Abdoulaye SAMAKÉ
Soutenance en 2019

Étude des processus de transfert vers l’atmosphère et de l’impact sanitaire des émissions biogéniques particulaires
Encadrants : Jean Martins, Gaelle Uzu (Chianti-IGE) et JL Jaffrezo (Chianti-IGE)}
Résumé
Les particules en suspension dans l’air (notées « PM » pour « Particulate Matter ») sont aujourd’hui au cœur des préoccupations sociétales en raison de leur impact majeur sur la santé publique et leur forte participation au changement climatique. La matière organique (MO) représente généralement la première composante en masse des PM mais reste encore très mal appréhendée, en particulier la fraction organique d’origine biogénique primaire (PBOA). Des sucres primaires sont proposés comme des traceurs moléculaires pour étudier les processus de transport atmosphérique des PBOAs ainsi que pour estimer leur contribution à la masse totale des PM. Cependant, les connaissances sont encore très limitées sur leurs distributions spatiales et temporelles (i.e., cycles journaliers, saisonniers et annuels), leurs principales sources d’émissions, ou encore les facteurs environnementaux qui déterminent leurs concentrations atmosphériques. Par ailleurs, si la compréhension du potentiel oxydant (PO) —proxy de l’effet sanitaire des PM— inhérent à la composante chimique des aérosols a relativement bien avancé ces dernières années, la contribution de cette fraction PBOA reste est très mal connue. Contribuer à l’avancement des connaissances sur ces différents aspects constitue l’objectif de ce travail de thèse. D’un point de vue méthodologique, nos questions ont été abordées par une approche interdisciplinaire, qui a impliqué le couplage de l’exploitation statistique d’une large base de données unique avec le couplage de campagnes de terrain spécifiques et la mise en œuvre d’une stratégie expérimentale novatrice développée pour l’étude simultanée des caractéristiques chimiques et microbiologiques des échantillons collectés.
Dans une première partie basée sur l’exploitation d’une large base de données, nous avons montré que les PBOAs constituent une fraction très importante des PM en France, indépendamment de la typologie de l’environnement, contribuant en moyenne annuelle à 13 ± 4 % de la MO dans les PM10. Nous avons montré une similitude entre les évolutions temporelles de concentrations et de ratios entre sucres primaires pour des sites localisés dans une même région géographique (jusqu’à une distance inter- sites d’environ 200 km). Ces observations indiquent que la source PBOA est très homogène spatialement sur des distances cohérentes avec celles de grands types d’écosystèmes.

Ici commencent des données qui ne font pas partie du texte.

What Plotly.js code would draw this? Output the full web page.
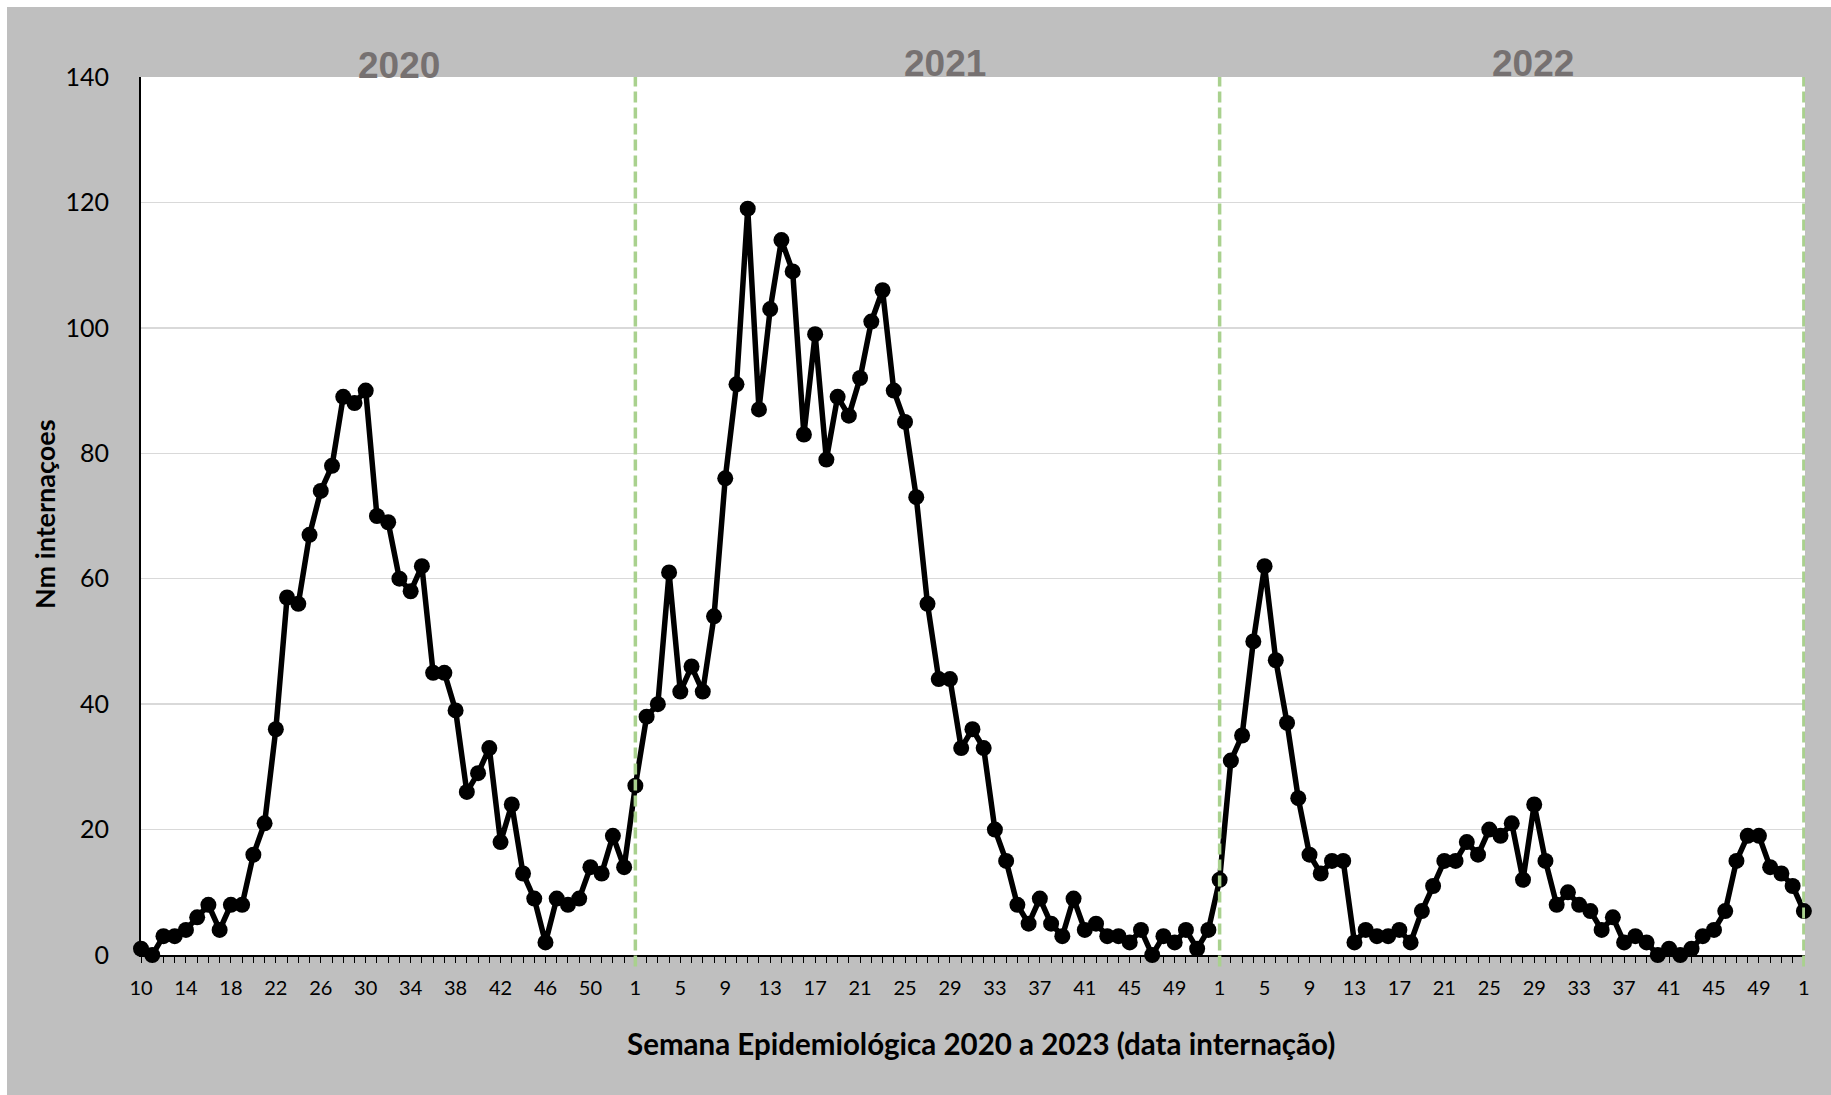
<!DOCTYPE html>
<html>
<head>
<meta charset="utf-8">
<script src="https://cdn.plot.ly/plotly-3.0.1.min.js"></script>
<style>
  html, body { margin: 0; padding: 0; background: #FFFFFF; width: 1831px; height: 1095px; overflow: hidden; }
  #chart { position: absolute; left: 7px; top: 7px; width: 1824px; height: 1088px; }
</style>
</head>
<body>
<div id="chart"></div>
<script>
// Epidemiological week labels (2020 w10 .. 2023 w1)
const weekLabels = [
  10,11,12,13,14,15,16,17,18,19,20,21,22,23,24,25,26,27,28,29,30,31,32,33,34,35,36,37,38,39,40,41,42,43,44,45,46,47,48,49,50,51,52,53,
  1,2,3,4,5,6,7,8,9,10,11,12,13,14,15,16,17,18,19,20,21,22,23,24,25,26,27,28,29,30,31,32,33,34,35,36,37,38,39,40,41,42,43,44,45,46,47,48,49,50,51,52,
  1,2,3,4,5,6,7,8,9,10,11,12,13,14,15,16,17,18,19,20,21,22,23,24,25,26,27,28,29,30,31,32,33,34,35,36,37,38,39,40,41,42,43,44,45,46,47,48,49,50,51,52,
  1
];

// Number of hospital admissions per week
const admissions2020 = [1,0,3,3,4,6,8,4,8,8,16,21,36,57,56,67,74,78,89,88,90,70,69,60,58,62,45,45,39,26,29,33,18,24,13,9,2,9,8,9,14,13,19,14];
const admissions2021 = [27,38,40,61,42,46,42,54,76,91,119,87,103,114,109,83,99,79,89,86,92,101,106,90,85,73,56,44,44,33,36,33,20,15,8,5,9,5,3,9,4,5,3,3,2,4,0,3,2,4,1,4];
const admissions2022 = [12,31,35,50,62,47,37,25,16,13,15,15,2,4,3,3,4,2,7,11,15,15,18,16,20,19,21,12,24,15,8,10,8,7,4,6,2,3,2,0,1,0,1,3,4,7,15,19,19,14,13,11];
const admissions2023 = [7];

const yearLabels = ['2020', '2021', '2022'];
const tickStep = 4;

const admissions = admissions2020.concat(admissions2021, admissions2022, admissions2023);
const xIdx = admissions.map((_, i) => i);
const tickText = weekLabels.map((w, i) => (i % tickStep === 0 ? String(w) : ''));
// positions where a new year starts (week 1)
const yearStarts = xIdx.filter(i => i > 0 && weekLabels[i] === 1);

const trace = {
  type: 'scatter',
  mode: 'lines+markers',
  x: xIdx,
  y: admissions,
  line: { color: '#000000', width: 5.5 },
  marker: { color: '#000000', size: 16 },
  cliponaxis: false,
  hoverinfo: 'x+y'
};

const shapes = yearStarts.map(i => ({
  type: 'line', xref: 'x', yref: 'paper',
  x0: i, x1: i, y0: -0.013, y1: 1.0,
  line: { color: '#A9D18E', width: 3.5, dash: '11px,5px' },
  layer: 'above'
}));

const yearPos = [23, 71.6, 123.9];
const yearShift = [12, 14, 14];
const annotations = yearLabels.map((t, k) => ({
  text: t, xref: 'x', yref: 'paper', x: yearPos[k], y: 1,
  xanchor: 'center', yanchor: 'middle', yshift: yearShift[k], showarrow: false,
  font: { family: 'Liberation Sans, Arial, sans-serif', size: 37, color: '#767171', weight: 700 }
}));
annotations.push({
  text: 'Semana Epidemiológica 2020 a 2023 (data internação)',
  xref: 'paper', yref: 'paper', x: 0.5, y: 0, xshift: 8, yshift: -88,
  xanchor: 'center', yanchor: 'middle', showarrow: false,
  font: { family: 'Lato, Liberation Sans, sans-serif', size: 29.5, color: '#000000', weight: 700 }
});
annotations.push({
  text: 'Nm internaçoes',
  xref: 'paper', yref: 'paper', x: 0, y: 0.5, xshift: -97, yshift: 2,
  xanchor: 'center', yanchor: 'middle', textangle: -90, showarrow: false,
  font: { family: 'Lato, Liberation Sans, sans-serif', size: 27, color: '#000000', weight: 700 }
});

const layout = {
  width: 1824, height: 1088,
  paper_bgcolor: '#BFBFBF',
  plot_bgcolor: '#FFFFFF',
  margin: { l: 134, r: 26, t: 70, b: 140 },
  showlegend: false,
  xaxis: {
    range: [0, 148.1],
    tickmode: 'array', tickvals: xIdx, ticktext: tickText,
    ticks: 'outside', ticklen: 6, tickwidth: 1, tickcolor: '#000000',
    tickangle: 0,
    showline: true, linecolor: '#000000', linewidth: 2,
    showgrid: false, zeroline: false,
    ticklabelstandoff: 8,
    tickfont: { family: 'Lato, Liberation Sans, sans-serif', size: 20, color: '#000000' },
    fixedrange: true
  },
  yaxis: {
    range: [0, 140], dtick: 20, tick0: 0,
    ticks: '',
    showline: true, linecolor: '#000000', linewidth: 2,
    showgrid: true, gridcolor: '#D9D9D9', gridwidth: 1.5,
    zeroline: false,
    ticklabelstandoff: 25,
    tickfont: { family: 'Lato, Liberation Sans, sans-serif', size: 25, color: '#000000' },
    fixedrange: true
  },
  shapes: shapes,
  annotations: annotations
};

Plotly.newPlot('chart', [trace], layout, { displayModeBar: false, staticPlot: true });
</script>
</body>
</html>
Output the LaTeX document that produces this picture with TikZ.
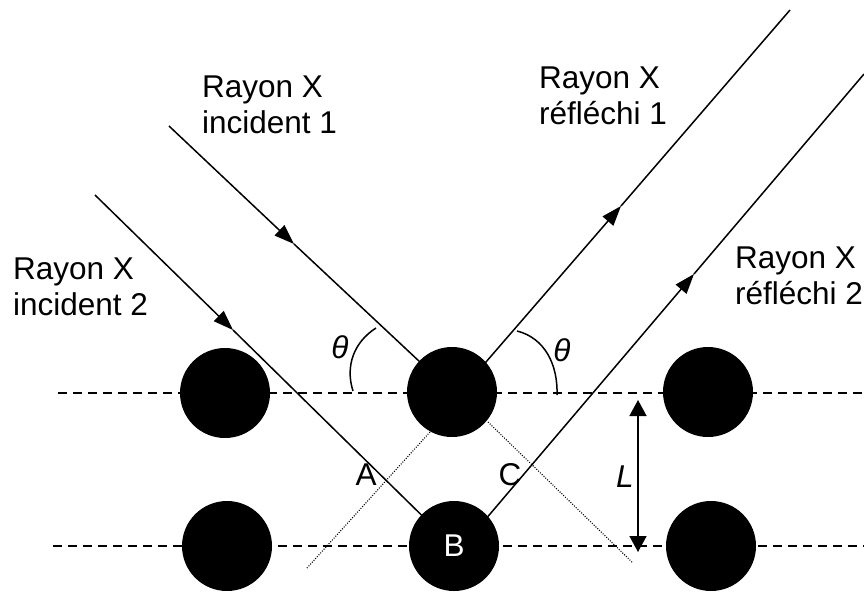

Cette observation a ensuite été validée par une expérimentation basée sur deux échantillonnages annuels de terrain qui nous a permis de démontrer (i) que les évolutions journalières des concentrations atmosphériques en sucres primaires sont déterminées par seulement quelques taxons microbiens atmosphériques, variables d’un point de vue regional ; et (ii) que ces taxons proviennent, respectivement, de la flore locale et régionale pour les sites d’étude qui sont directement influencés et non influencés par les activités agricoles. Enfin, dans le cadre d’étude de PO, nos résultats ont permis de démontrer (i) que tous les bioaérosols modèles testés possèdent un PO intrinsèque significatif comparable, pour certaines espèces, à celui de composants chimiques atmosphériques modèles connus pour leur forte reactivité redox ; et (ii) qu’ils sont capables d’influencer significativement le PO de PM chimiques modèles ou collectées en conditions réelles.
Ces travaux apportent un nouveau regard sur l’importance massique des PBOAs et des nouvelles connaissances sur les sources et processus dominants conduisant à leur introduction dans l’atmosphère, ainsi que l’influence des facteurs environnementaux sur ces processus. L’ensemble des résultats de ce travail plaide pour une prise en compte systématique des PBOAs dans les modèles de chimie atmosphérique pour une meilleure prédiction de la qualité de l’air.